Перед обедом Дима успел сказать мне мимоходом в коридоре: «Остальных не угощай – одни съедим!» – и как-то гадко заржал. Мысль застряла в голове. Целый час я лежал, ходил и думал над мерзким значением этих слов. «Чтобы я, Сеня Крохоборов, да не угостил бы соседей по палате, по столу в столовой? Да в рот вас всех, да что же это за свинство?! Может он проверить меня хочет, может…» Мысли уводили меня в параноидальное русло.
(Всё это было, конечно, до того, как я сопоставил пропажи из холодильника с его походами в тихий час и хрумканьем под одеялом, от того так и удивило).
За обедом Дима сделал хитрый манёвр: он, падло, вытащил цыплёнка будто своего (по крайней мере, все подумали, что это его цыпленок) – стал хавать, дал мне, а когда оставшееся стал убирать для ужина и Олег потянул отчаянно руки в последней надежде, что ему что-то обломиться, – сказал, что это не его – моё. Я даже вспотел, смотря в пристыженные, жалостливые, как у побитой собаки, глаза Олежека – соседа нашего по столу. Оказывается, это не Дима, это я не угостил его. Ведь знал бы он, что курица моя, давно бы уж попросил, и я бы, конечно, не отказал, а он думал, что это Димино и не надеялся на поблажку. Такое вот кулинарное кафкианство приключилось за обедом.
Славу богу, другой сотрапезник был преклонных лет мужик, не жадный уже до еды; вынес он это достойно, а вот у Олега текли в постные, пустые щи слюни и, кажется, даже слёзы.

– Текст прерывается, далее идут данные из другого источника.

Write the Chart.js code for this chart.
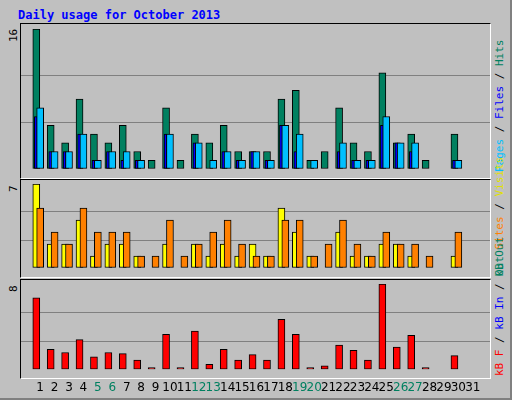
<!DOCTYPE html>
<html><head><meta charset="utf-8">
<script src="https://cdn.jsdelivr.net/npm/chart.js@4"></script>
<style>
body{margin:0;background:#fff}
#wrap{position:absolute;left:0;top:0;width:510px;height:398px;background:#c0c0c0;border-right:2px solid #808080;border-bottom:2px solid #808080}
.panel{position:absolute;left:20px;width:469px;border-top:1px solid #000;border-left:1px solid #000;border-right:1px solid #fff;border-bottom:1px solid #fff}
canvas{position:absolute}
.t{position:absolute;font-family:"DejaVu Sans Mono",monospace;font-size:11px;white-space:nowrap;line-height:12px}
.l{transform-origin:0 0;transform:rotate(-90deg)}
</style></head><body>
<div id="wrap">
<div class="t" style="left:18px;top:9px;color:#0000ff;font-weight:bold;font-size:12px">Daily usage for October 2013</div>
<div class="panel" style="top:23px;height:154px"></div>
<div class="panel" style="top:179px;height:97px"></div>
<div class="panel" style="top:279px;height:98px"></div>
<div class="t l" style="left:8px;top:42px">16</div>
<div class="t l" style="left:8px;top:192px">7</div>
<div class="t l" style="left:8px;top:292px">8</div>
<div class="t l" style="left:494px;top:172px"><span style="color:#00c0ff">Pages</span><span style="color:#000"> / </span><span style="color:#0000ff">Files</span><span style="color:#000"> / </span><span style="color:#008060">Hits</span></div>
<div class="t l" style="left:494px;top:276px"><span style="color:#008060">Out</span> <span style="color:#ff8000">Sites</span><span style="color:#000"> / </span><span style="color:#e0e000">Visits</span></div>
<div class="t l" style="left:494px;top:376px"><span style="color:#ff0000">kB F</span><span style="color:#000"> / </span><span style="color:#0000ff">kB In</span><span style="color:#000"> / </span><span style="color:#008060">kB Out</span></div>
<canvas id="c1" style="left:21px;top:24px" width="469" height="154"></canvas>
<canvas id="c2" style="left:21px;top:180px" width="469" height="97"></canvas>
<canvas id="c3" style="left:21px;top:280px" width="469" height="118"></canvas>
</div>
<script>
const days=[1,2,3,4,5,6,7,8,9,10,11,12,13,14,15,16,17,18,19,20,21,22,23,24,25,26,27,28,29,30,31];
const weekend=[5,6,12,13,19,20,26,27];
const hits=[16,5,3,8,4,3,5,2,1,7,1,4,3,5,2,2,2,8,9,1,2,7,3,2,11,3,4,1,0,4,0];
const files=[7,2,2,4,1,2,2,1,0,4,0,3,1,2,1,2,1,5,4,1,0,3,1,1,6,3,3,0,0,1,0];
const pages=[6,2,2,4,1,2,1,1,0,4,0,3,0,2,1,2,1,5,2,0,0,2,1,1,5,3,2,0,0,1,0];
const visits=[7,2,2,4,1,2,2,1,0,2,0,2,1,2,1,2,1,5,3,1,0,3,1,1,2,2,1,0,0,1,0];
const sites=[5,3,2,5,3,3,3,1,1,4,1,2,3,4,2,1,1,4,4,1,2,4,2,1,3,2,2,1,0,3,0];
const kbF=[6.7,1.9,1.6,2.8,1.2,1.6,1.5,0.9,0.2,3.3,0.2,3.6,0.5,1.9,0.9,1.4,0.9,4.7,3.3,0.2,0.35,2.3,1.8,0.9,8,2.1,3.2,0.2,0,1.3,0];
const yMax1=16,yMax2=7,yMax3=8;

Chart.defaults.animation=false;
const pts=(arr,off)=>arr.map((v,i)=>({x:days[i]+off,y:v}));
const ds=(data,off,color,w,ord)=>({data:pts(data,off),backgroundColor:color,borderColor:'#000',borderWidth:1,barThickness:w,grouped:false,borderSkipped:false,order:ord});
function make(id,sets,max,padTop,showX){
  return new Chart(document.getElementById(id),{type:'bar',data:{datasets:sets},
   options:{responsive:false,animation:false,layout:{padding:{top:padTop,bottom:showX?0:1,left:0,right:0}},
    plugins:{legend:{display:false},tooltip:{enabled:false}},
    scales:{
     x:{type:'linear',min:0.195,max:31.67,border:{display:false},grid:{display:false},
        afterBuildTicks:s=>{s.ticks=days.map(d=>({value:d}));},
        ticks:{display:showX,autoSkip:false,maxRotation:0,padding:3,font:{family:'DejaVu Sans',size:12},
          color:c=>weekend.includes(c.tick.value)?'#008060':'#000',callback:v=>String(v)}},
     y:{min:0,max:max,display:true,border:{display:false},
        afterBuildTicks:s=>{s.ticks=[0,max/3,2*max/3,max].map(v=>({value:v}));},
        ticks:{display:false},
        grid:{color:c=>(c.index===1||c.index===2)?'#808080':'rgba(0,0,0,0)',lineWidth:1,drawTicks:false}}}}});
}
make('c1',[ds(hits,-0.27,'#008060',7,3),ds(pages,-0.3,'#0000ff',3,2),ds(files,0,'#00c0ff',7,1)],yMax1,5,false);
make('c2',[ds(visits,-0.27,'#ffff00',7,2),ds(sites,0,'#ff8000',7,1)],yMax2,4,false);
make('c3',[ds(kbF,-0.27,'#ff0000',7,1)],yMax3,4,true);
</script></body></html>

Когда курили в туалете, Дима без зазрения совести рассказывал про разных «крыс» в отделении, которые «пиздят продукты», и особенно про одного таджика, лежавшего здесь когда-то давно (сам Дима-то не первый год в больнице этой родной клиент), который умудрялся ворованное подвешивать под койкой на шнурке. Так он на этом и спалился, когда сестра-хозяйка шваброй задела кусок колбасы обгрызенный.
Нет, его не покарали соседи: главврач перевёл к психам – пущай у них поворует.
Перед ужином я подошёл к Диме и твердо заявил, что распределение куриного мяса пусть по-прежнему осуществляется им, но делит пусть между тремя: с дедом – хер с ним. Он понимающе кивнул.
За ужином Олег проглотил костлявый кусочек курочки, и по лицу его разлилась благодать, а я долго ещё не мог смириться с положением вещей: «Что это за люди?! Да на хрена они ходят тут вообще?! Скелеты, голодранцы! Дайте мне пулемёт, дайте, граждане, я покошу эту сволочь! Проклятая курица, я утопил бы тебя лучше в сортире! Подавиться мне, чтоб ещё раз взял у матери… Сраные ублюдки! Твари!.. Убивать, убивать, убивать!!!»